Moral Movements and Foreign PolicyComments
Joshua Busby has a new book out on transnational campaigns that might be the best new contribution to the advocacy networks literature since Keck and Sikkink’s original Activists Beyond Borders. In Moral Movements and Foreign Policy, Busby proposes a theory of the conditions under which such movements succeed at securing commitments from states:
Whether states accept commitments made by principled advocacy movements depends primarily on how three factors conjoin: 1) the balance of material incentives facing states, 2) the cultural resonance of the messages and 3) the number and preferences of policy gatekeepers. States will support moderately costly actions against their material self-interest when the issue is framed to fit with the country’s values and when policy gatekeepers personally consider these attributes important.
The story Busby tells about the sources of such frame resonance are perhaps most interesting. Drawing on a variety of older literature as well as his casework (climate change, HIV-AIDS, the ICC and debt relief), Busby emphasizes not only ideational messages themselves but also the attributes of messengers as a constituent part of a successful or unsuccessful frame. This is borne out as well by preliminary findings from my focus group research in the human security area: practitioners often argue that the attributes of the entities pitching new ideas impact the likelihood of those ideas being “picked up” in global civil society.
Besides the argument and the cases, another contribution of the book is the conceptual precision Busby brings to bear – distinguishing political from policy successes, state interests v. the micro-motives of individual politicians, issues v. campaigns. But he leaves a few questions open – such as how “policy gatekeepers,” targets of advocacy influence within governments – are analytically distinct from “advocacy gatekeepers” such as those outlined by Clifford Bob and his collaborators in their study of how ideas flow through advocacy networks. Are these two distinct forms of gate-keeping power or simply differently positioned actors at different points in the advocacy chain?
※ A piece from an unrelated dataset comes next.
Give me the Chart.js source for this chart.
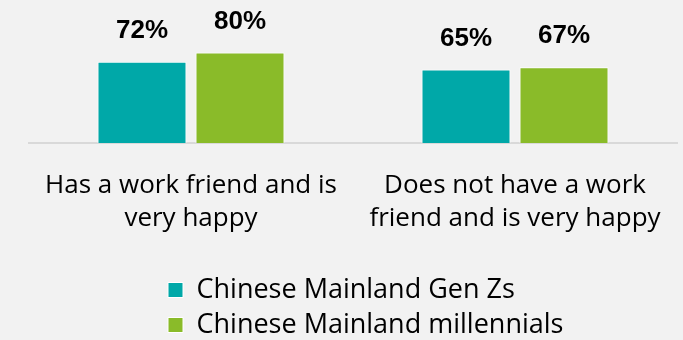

Also, one small quibble: in focusing only on “principled advocacy networks” rather than wider forms of contentious politics, Busby’s framework refies an old and somewhat suspect distinction between “strategic” v. “principled” activity. But Susan Sell and Aseem Prakash’s research on intellectual property rights shows that firms and NGOs are not so unalike in either their motivations or their strategies: all organizations need to survive and surely some of the dynamics that occur between advocates and policy gatekeepers reflect the political economy of resources as well as ideas between states and NGOs.